McCroskey (dalam Byers & Weber, 1995) pada penelitiannya mengindikasikan bahwa seseorang yang memiliki tingkat kecemasan berbicara yang tinggi biasanya tidak dianggap secara positif oleh orang lain. Mereka dianggap tidak responsif, tidak komunikatif, sulit untuk mengerti, tidak memiliki ketertarikan sosial dan seksual, tidak homogen, tidak dapat dipercaya, tidak berorientasi pada tugas, tidak suka bergaul, tidak suka menjadi pemimpin dan tidak produktif dalam kehidupan profesionalnya. Hal ini jelas menunjukkan bahwa tingkat kecemasan berbicara memberi pengaruh yang besar terhadap keberhasilan seseorang.
Tingkat kecemasan berbicara ini sangat berkaitan dengan self-efficacy seseoang sekaligus berkaitan dengan kemampuan komunikasi matematik.

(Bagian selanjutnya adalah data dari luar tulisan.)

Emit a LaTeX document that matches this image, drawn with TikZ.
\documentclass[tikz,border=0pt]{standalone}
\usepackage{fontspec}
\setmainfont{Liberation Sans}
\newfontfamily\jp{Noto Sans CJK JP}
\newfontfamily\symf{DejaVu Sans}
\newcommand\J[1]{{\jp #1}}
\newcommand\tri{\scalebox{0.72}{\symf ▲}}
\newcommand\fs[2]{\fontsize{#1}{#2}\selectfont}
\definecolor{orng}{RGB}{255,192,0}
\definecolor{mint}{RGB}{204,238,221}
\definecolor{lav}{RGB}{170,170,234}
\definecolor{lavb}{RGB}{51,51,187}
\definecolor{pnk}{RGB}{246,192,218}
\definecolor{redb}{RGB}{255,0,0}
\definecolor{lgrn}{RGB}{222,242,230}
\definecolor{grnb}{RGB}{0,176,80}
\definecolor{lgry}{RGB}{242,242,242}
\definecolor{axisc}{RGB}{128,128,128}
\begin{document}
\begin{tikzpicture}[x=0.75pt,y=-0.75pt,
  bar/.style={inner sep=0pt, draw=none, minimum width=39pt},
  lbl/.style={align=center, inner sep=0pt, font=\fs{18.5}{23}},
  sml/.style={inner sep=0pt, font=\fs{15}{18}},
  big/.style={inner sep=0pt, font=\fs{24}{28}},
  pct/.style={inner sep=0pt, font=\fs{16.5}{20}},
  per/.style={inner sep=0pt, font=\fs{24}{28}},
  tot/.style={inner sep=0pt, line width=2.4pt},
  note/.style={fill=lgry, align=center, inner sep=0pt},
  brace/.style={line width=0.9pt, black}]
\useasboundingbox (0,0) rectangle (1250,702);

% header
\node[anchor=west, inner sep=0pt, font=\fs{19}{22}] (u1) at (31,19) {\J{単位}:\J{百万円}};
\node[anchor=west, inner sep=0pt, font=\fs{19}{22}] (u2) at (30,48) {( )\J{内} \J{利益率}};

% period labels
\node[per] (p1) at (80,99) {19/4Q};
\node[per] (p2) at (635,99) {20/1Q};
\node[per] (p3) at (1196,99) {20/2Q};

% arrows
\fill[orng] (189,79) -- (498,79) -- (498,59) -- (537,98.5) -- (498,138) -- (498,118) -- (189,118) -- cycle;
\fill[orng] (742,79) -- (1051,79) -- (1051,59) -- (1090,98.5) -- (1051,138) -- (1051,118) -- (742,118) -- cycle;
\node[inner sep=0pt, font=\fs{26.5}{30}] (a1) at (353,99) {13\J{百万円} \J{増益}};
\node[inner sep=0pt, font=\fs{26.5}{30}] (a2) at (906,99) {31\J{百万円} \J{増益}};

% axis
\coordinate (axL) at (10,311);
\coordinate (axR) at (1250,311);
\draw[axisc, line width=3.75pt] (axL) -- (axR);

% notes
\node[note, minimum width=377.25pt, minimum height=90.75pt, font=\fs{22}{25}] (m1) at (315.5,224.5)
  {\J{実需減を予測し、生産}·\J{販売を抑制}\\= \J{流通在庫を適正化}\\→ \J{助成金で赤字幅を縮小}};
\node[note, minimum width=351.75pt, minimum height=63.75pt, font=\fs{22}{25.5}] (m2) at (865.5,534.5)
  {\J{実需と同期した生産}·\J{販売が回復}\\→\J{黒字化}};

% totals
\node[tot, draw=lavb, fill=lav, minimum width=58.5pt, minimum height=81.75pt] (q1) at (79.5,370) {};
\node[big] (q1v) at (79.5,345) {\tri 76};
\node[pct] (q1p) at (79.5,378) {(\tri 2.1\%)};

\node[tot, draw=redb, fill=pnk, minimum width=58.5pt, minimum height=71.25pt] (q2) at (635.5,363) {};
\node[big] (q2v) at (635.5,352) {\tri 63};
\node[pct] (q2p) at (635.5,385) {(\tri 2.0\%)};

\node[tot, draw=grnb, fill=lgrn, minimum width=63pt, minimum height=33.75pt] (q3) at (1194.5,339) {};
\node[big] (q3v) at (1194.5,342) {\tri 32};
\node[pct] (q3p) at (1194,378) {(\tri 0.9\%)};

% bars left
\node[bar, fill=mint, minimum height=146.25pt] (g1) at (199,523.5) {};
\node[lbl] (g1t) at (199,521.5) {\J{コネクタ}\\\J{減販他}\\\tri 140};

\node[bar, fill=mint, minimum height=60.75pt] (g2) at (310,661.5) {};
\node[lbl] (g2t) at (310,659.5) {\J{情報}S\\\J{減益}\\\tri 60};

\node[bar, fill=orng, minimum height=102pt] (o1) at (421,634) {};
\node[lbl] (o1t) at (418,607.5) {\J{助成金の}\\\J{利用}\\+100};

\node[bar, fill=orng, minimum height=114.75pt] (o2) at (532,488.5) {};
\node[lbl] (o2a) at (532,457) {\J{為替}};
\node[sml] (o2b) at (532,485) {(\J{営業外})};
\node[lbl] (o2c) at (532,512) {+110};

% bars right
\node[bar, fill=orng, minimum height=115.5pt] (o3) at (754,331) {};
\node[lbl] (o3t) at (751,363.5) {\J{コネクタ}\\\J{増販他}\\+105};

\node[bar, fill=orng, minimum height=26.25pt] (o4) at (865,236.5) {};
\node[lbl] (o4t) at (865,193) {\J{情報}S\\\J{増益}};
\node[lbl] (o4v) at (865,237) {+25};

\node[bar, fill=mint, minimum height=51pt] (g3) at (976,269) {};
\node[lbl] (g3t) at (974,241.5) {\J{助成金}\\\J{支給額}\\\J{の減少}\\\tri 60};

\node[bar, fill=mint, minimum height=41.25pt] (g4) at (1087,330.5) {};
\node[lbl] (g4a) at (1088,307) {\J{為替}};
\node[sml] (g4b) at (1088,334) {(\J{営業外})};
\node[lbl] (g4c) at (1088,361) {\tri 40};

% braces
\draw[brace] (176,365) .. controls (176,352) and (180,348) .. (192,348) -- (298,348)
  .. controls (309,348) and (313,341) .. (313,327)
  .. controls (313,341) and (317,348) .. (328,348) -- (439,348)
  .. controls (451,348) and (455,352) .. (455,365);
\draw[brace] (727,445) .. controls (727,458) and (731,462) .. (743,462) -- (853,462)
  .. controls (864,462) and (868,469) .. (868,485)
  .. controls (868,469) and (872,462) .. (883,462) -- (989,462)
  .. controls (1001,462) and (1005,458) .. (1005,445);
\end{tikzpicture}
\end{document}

Seseorang yang memiliki self-efficacy yang tinggi cenderung mampu mengurangi tingkat kecemasannya berbicaranya. Lebih lanjut berdampak terhadap kemampuan seseorang tersebut dalam berdiskusi secara aktif dan kreatif, responsif, dan komunikatif dalam menyampaikan ide-ide nya terkhusus dalam bidang akademis. Hal ini senada dengan hasil penelitian Indi (2009) yang menyebutkan bahwa semain tinggi self-efficacy mahasiswa maka akan semakin rendah tingkat kecemasannya berbicara di depan umum, dan sebaliknya semakin rendah self-efficacy mahasiswa maka tingkat kecemasan berbicara di depan umum akan semakin tinggi. 

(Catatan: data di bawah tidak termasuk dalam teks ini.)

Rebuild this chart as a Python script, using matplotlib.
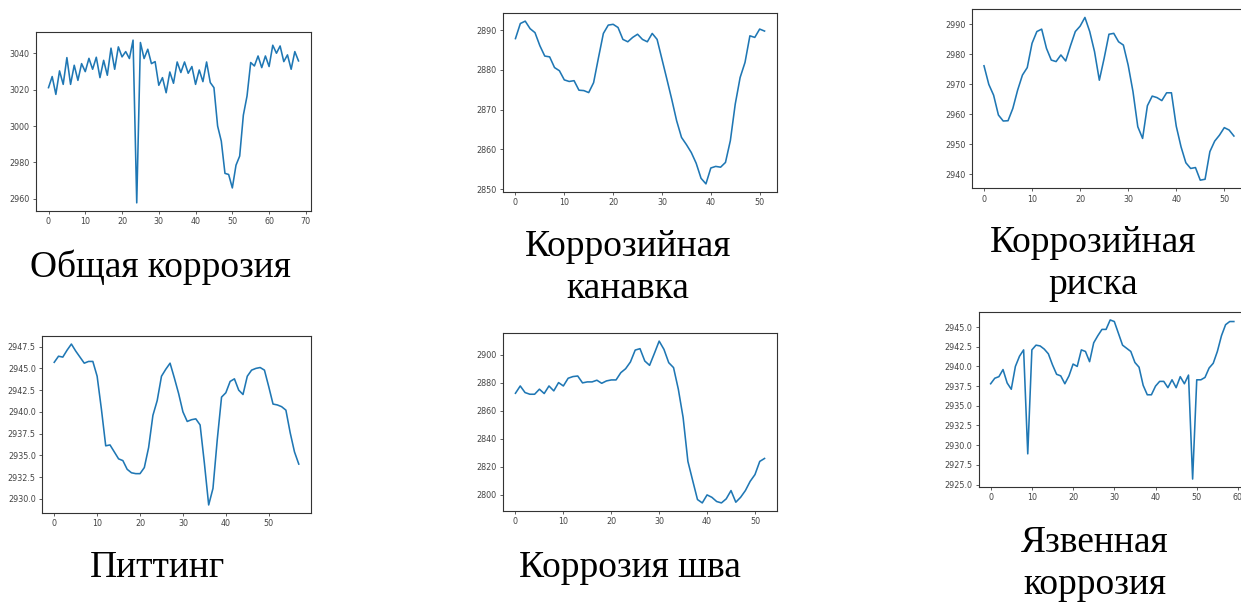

C.    Dimensi Self-Efficacy
Self efficacy terdiri dari beberapa dimensi. Dimensi self efficacy menurut Bandura (1997) dibedakan atas tiga dimensi. Dimensi-dimensi self efficacy adalah sebagai berikut:
a.       Level/Magnitude
Level/magnitude, yaitu penilaian kemampuan individu pada tugas yang sedang dihadapinya. Dimensi ini mengacu pada tingkat kesulitan suatu masalah yang dipersepsikan berbeda dari masing-masing individu. Ada yang menganggap masalah itu sulit ada juga yang menganggap masalah itu mudah untuk dilakukan. Apabila individu merasa sedikit rintangan yang dihadapi maka masalah tersebut mudah ditangani.
b.      Generality
Generality mengacu pada penilaian efficacy individu berdasarkan aktivitas keseluruhan tugas yang pernah dijalaninya.
c.       Strength
Strength mengacu pada ketahanan dan keuletan individu dalam menyelesaikan masalah. Individu yang memiliki keyakinan yang kuat tehadap kemampuannya untuk menyelesaikan masalah akan terus bertahan dalam usahanya meskipun banyak kesulitan dan tantangan.

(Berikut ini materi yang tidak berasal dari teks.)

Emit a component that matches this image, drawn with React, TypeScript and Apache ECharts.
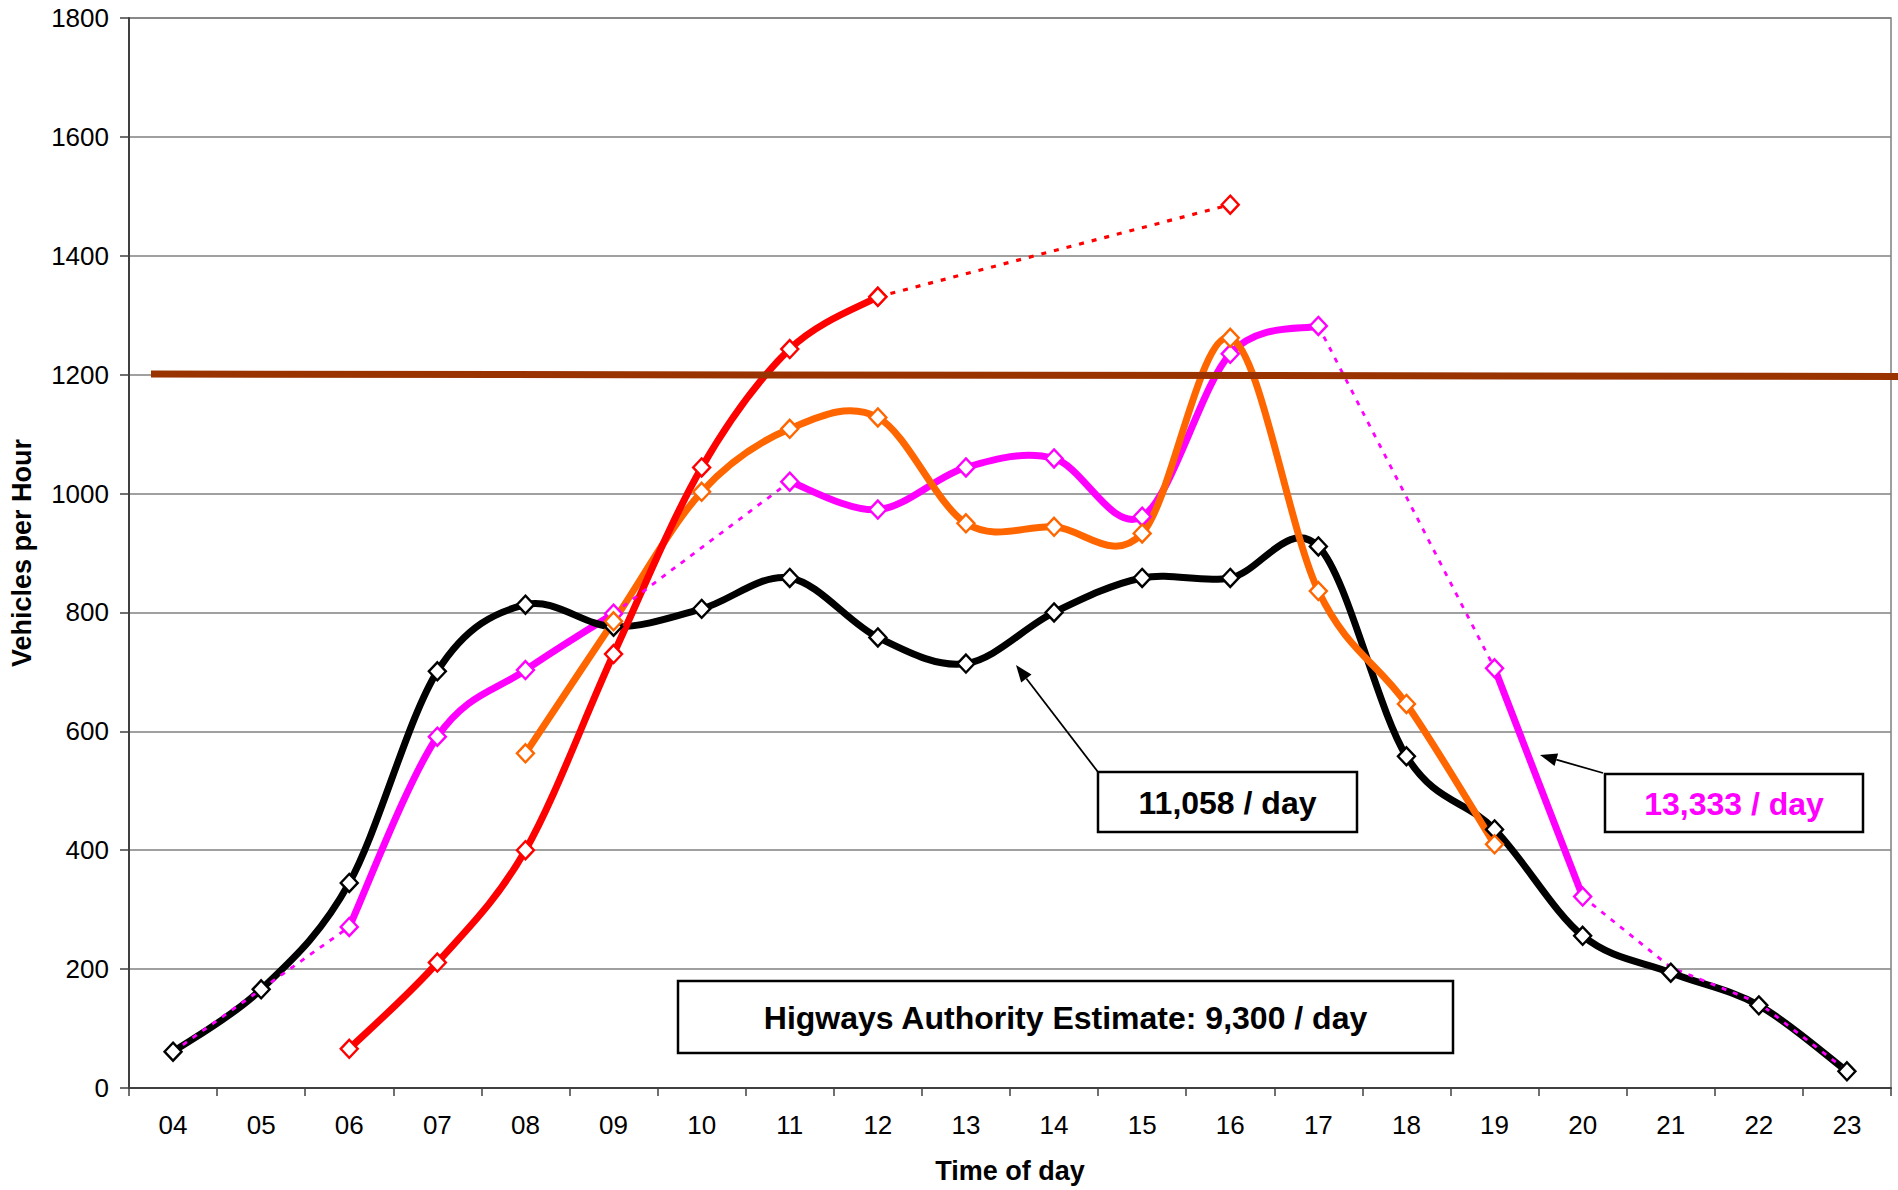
import React, { useEffect, useRef } from "react";
import * as echarts from "echarts";

const hours = ["04", "05", "06", "07", "08", "09", "10", "11", "12", "13", "14", "15", "16", "17", "18", "19", "20", "21", "22", "23"];

// Solid counted series (vehicles per hour)
const countBlack = [61, 166, 345, 701, 813, 776, 806, 858, 758, 714, 800, 858, 858, 911, 558, 435, 256, 194, 139, 28];
const countMagenta = [null, null, 271, 591, 703, 798, null, 1020, 973, 1044, 1059, 961, 1235, 1282, null, 706, 322, null, null, null];
const countOrange = [null, null, null, null, 563, 785, 1003, 1109, 1128, 950, 944, 933, 1262, 836, 646, 410, null, null, null, null];
const countRed = [null, null, 66, 211, 400, 730, 1044, 1243, 1331, null, null, null, null, null, null, null, null, null, null, null];

// Dotted (estimated) links
const redEstimate = [null, null, null, null, null, null, null, null, 1331, null, null, null, 1486, null, null, null, null, null, null, null];
const magentaEstimateEarly = [61, 166, 271, null, null, null, null, null, null, null, null, null, null, null, null, null, null, null, null, null];
const magentaEstimateMid = [null, null, null, null, null, 798, null, 1020, null, null, null, null, null, null, null, null, null, null, null, null];
const magentaEstimateEve = [null, null, null, null, null, null, null, null, null, null, null, null, null, 1282, null, 706, null, null, null, null];
const magentaEstimateLate = [null, null, null, null, null, null, null, null, null, null, null, null, null, null, null, null, 322, 203, 143, 29];

// Capacity line
const capacityStart = 1201;
const capacityEnd = 1197;

const yTicks = { min: 0, max: 1800, interval: 200 };

const FONT = '"Liberation Sans", Arial, sans-serif';

// Smoothed (Catmull-Rom / spreadsheet style) curve drawn through the axes' own coordinates
function curveSeries(name: string, values: (number | null)[], color: string, width: number) {
  return {
    name,
    type: "custom",
    coordinateSystem: "cartesian2d",
    data: [[0, 0]],
    encode: { x: 0, y: 1 },
    silent: true,
    clip: false,
    renderItem: (_params: any, api: any) => {
      const segments: number[][][] = [];
      let cur: number[][] = [];
      values.forEach((v, i) => {
        if (v == null) {
          if (cur.length) segments.push(cur);
          cur = [];
        } else {
          cur.push(api.coord([i, v]));
        }
      });
      if (cur.length) segments.push(cur);
      const children = segments
        .filter((s) => s.length > 1)
        .map((p) => {
          let d = `M${p[0][0]},${p[0][1]}`;
          for (let i = 0; i < p.length - 1; i++) {
            const p0 = p[i - 1] || p[i];
            const p1 = p[i];
            const p2 = p[i + 1];
            const p3 = p[i + 2] || p[i + 1];
            const c1x = p1[0] + (p2[0] - p0[0]) / 6;
            const c1y = p1[1] + (p2[1] - p0[1]) / 6;
            const c2x = p2[0] - (p3[0] - p1[0]) / 6;
            const c2y = p2[1] - (p3[1] - p1[1]) / 6;
            d += ` C${c1x},${c1y} ${c2x},${c2y} ${p2[0]},${p2[1]}`;
          }
          return {
            type: "path",
            shape: { pathData: d },
            style: { stroke: color, lineWidth: width, fill: "none", lineJoin: "round", lineCap: "round" },
          };
        });
      return { type: "group", children };
    },
  };
}

function markerSeries(name: string, data: (number | null)[], color: string) {
  return {
    name,
    type: "line",
    data,
    connectNulls: false,
    symbol: "diamond",
    symbolSize: [17, 18],
    showSymbol: true,
    clip: false,
    lineStyle: { color, width: 0, opacity: 0 },
    itemStyle: { color: "#ffffff", borderColor: color, borderWidth: 2.4 },
    emphasis: { disabled: true },
  };
}

function dottedSeries(name: string, data: (number | null)[], color: string, withSymbol: boolean, width: number, dash: number[]) {
  return {
    name,
    type: "line",
    data,
    smooth: false,
    connectNulls: true,
    symbol: withSymbol ? "diamond" : "none",
    symbolSize: [17, 18],
    showSymbol: withSymbol,
    lineStyle: { color, width, type: dash },
    itemStyle: { color: "#ffffff", borderColor: color, borderWidth: 2.4 },
    emphasis: { disabled: true },
  };
}

function arrow(x1: number, y1: number, tx: number, ty: number) {
  const dx = tx - x1;
  const dy = ty - y1;
  const len = Math.sqrt(dx * dx + dy * dy);
  const ux = dx / len;
  const uy = dy / len;
  const head = 17;
  const half = 6.5;
  const bx = tx - head * ux;
  const by = ty - head * uy;
  const nx = -uy;
  const ny = ux;
  return [
    {
      type: "line",
      z: 100,
      shape: { x1, y1, x2: bx, y2: by },
      style: { stroke: "#000", lineWidth: 1.8 },
    },
    {
      type: "polygon",
      z: 100,
      shape: {
        points: [
          [tx, ty],
          [bx + half * nx, by + half * ny],
          [bx - half * nx, by - half * ny],
        ],
      },
      style: { fill: "#000" },
    },
  ];
}

function box(x: number, y: number, w: number, h: number, text: string, color: string) {
  return [
    {
      type: "rect",
      z: 100,
      shape: { x, y, width: w, height: h },
      style: { fill: "#ffffff", stroke: "#000", lineWidth: 2.5 },
    },
    {
      type: "text",
      z: 101,
      x: x + w / 2,
      y: y + h / 2 + 1,
      style: {
        text,
        fill: color,
        fontFamily: FONT,
        fontWeight: "bold",
        fontSize: 32,
        align: "center",
        verticalAlign: "middle",
      },
    },
  ];
}

export default function App() {
  const ref = useRef<HTMLDivElement | null>(null);

  useEffect(() => {
    document.body.style.margin = "0";
    if (!ref.current) return;
    const chart = echarts.init(ref.current, null, { renderer: "svg" });

    const capacitySeries = {
      name: "Capacity",
      type: "line",
      data: [] as number[],
      symbol: "none",
      lineStyle: { opacity: 0 },
      clip: false,
      markLine: {
        silent: true,
        symbol: ["none", "none"],
        label: { show: false },
        lineStyle: { color: "#993300", width: 7, type: "solid" },
        emphasis: { disabled: true },
        data: [[{ x: 151, yAxis: capacityStart }, { x: 1898, yAxis: capacityEnd }]],
      },
    };

    const option = {
      animation: false,
      backgroundColor: "#ffffff",
      textStyle: { fontFamily: FONT },
      grid: {
        left: 125,
        right: 7,
        top: 18,
        bottom: 102,
        show: true,
        borderColor: "#808080",
        borderWidth: 1.5,
        backgroundColor: "transparent",
      },
      xAxis: {
        type: "category",
        data: hours,
        boundaryGap: true,
        name: "Time of day",
        nameLocation: "middle",
        nameGap: 69,
        nameTextStyle: { fontFamily: FONT, fontWeight: "bold", fontSize: 27, color: "#000" },
        axisLine: { show: true, lineStyle: { color: "#404040", width: 2 } },
        axisTick: { show: true, length: 8, lineStyle: { color: "#404040", width: 1.5 } },
        axisLabel: { fontFamily: FONT, fontSize: 26, color: "#000", margin: 24 },
        splitLine: { show: false },
      },
      yAxis: {
        type: "value",
        min: yTicks.min,
        max: yTicks.max,
        interval: yTicks.interval,
        name: "Vehicles per Hour",
        nameLocation: "middle",
        nameGap: 94,
        nameTextStyle: { fontFamily: FONT, fontWeight: "bold", fontSize: 27, color: "#000" },
        axisLine: { show: true, lineStyle: { color: "#404040", width: 2 } },
        axisTick: { show: true, length: 9, lineStyle: { color: "#404040", width: 1.5 } },
        axisLabel: {
          fontFamily: FONT,
          fontSize: 26,
          color: "#000",
          margin: 20,
          formatter: (v: number) => String(v),
        },
        splitLine: { show: true, lineStyle: { color: "#808080", width: 1.5 } },
      },
      series: [
        curveSeries("Count B curve", countMagenta, "#FF00FF", 7),
        curveSeries("Count A curve", countBlack, "#000000", 7),
        dottedSeries("Estimate B early", magentaEstimateEarly, "#FF00FF", false, 2.8, [5, 7]),
        dottedSeries("Estimate B mid", magentaEstimateMid, "#FF00FF", false, 2.8, [5, 7]),
        dottedSeries("Estimate B evening", magentaEstimateEve, "#FF00FF", false, 2.8, [5, 7]),
        dottedSeries("Estimate B late", magentaEstimateLate, "#FF00FF", false, 2.8, [5, 7]),
        curveSeries("Count C curve", countOrange, "#FF6600", 7),
        dottedSeries("Estimate D", redEstimate, "#FF0000", true, 3.2, [5, 8]),
        curveSeries("Count D curve", countRed, "#FF0000", 7),
        markerSeries("Count B", countMagenta, "#FF00FF"),
        markerSeries("Count A", countBlack, "#000000"),
        markerSeries("Count C", countOrange, "#FF6600"),
        markerSeries("Count D", countRed, "#FF0000"),
        capacitySeries,
      ],
      graphic: [
        ...arrow(1098, 772, 1016, 665),
        ...arrow(1603, 773, 1540, 755),
        ...box(678, 981, 775, 72, "Higways Authority Estimate: 9,300 / day", "#000000"),
        ...box(1098, 772, 259, 60, "11,058 / day", "#000000"),
        ...box(1605, 774, 258, 58, "13,333 / day", "#FF00FF"),
      ],
    };

    chart.setOption(option as any);
    return () => {
      chart.dispose();
    };
  }, []);

  return (
    <div
      ref={ref}
      style={{ position: "absolute", left: 0, top: 0, width: "1898px", height: "1190px" }}
    />
  );
}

D.   Sumber-sumber Efficacy
Menurut Bandura sebagaimana dipublikasikan dalam Wikipedia, ada empat sumber utama yang mempengaruhi self-efficacy, yaitu penguasaan atau pengalaman yang menetap, pengalaman yang dirasakan sendiri, bujukan sosial, dan keadaan psikologis atau emosi. Keempat sumber tersebut dapat dijelaskan sebagai berikut. Pertama, penguasaan atau pengalaman yang menetap .Penguasaan atau pengalaman yang menetap adalah peristiwa masa lalu atas kesuksesan dan/atau kegagalan yang dirasakan sebagai factor terpenting pembentuk self-efficacy seseorang. “Kesuksesan meningkatkan nilai efficacy dan pengulangan kegagalan yang lebih rendah terjadi karena refleksi kurangnya usaha atau keadaan eksternal yang tidak cocok”. Perasaan efficacy yang kuat mungkin dapat dikembangkan melalui pengulangan kesuksesan. Adapun dalam kegagalan, orang cenderung menganggap asal kegagalan pada beberapa faktor eksternal seperti usaha yang tidak cukup atau strategi yang tidak tepat.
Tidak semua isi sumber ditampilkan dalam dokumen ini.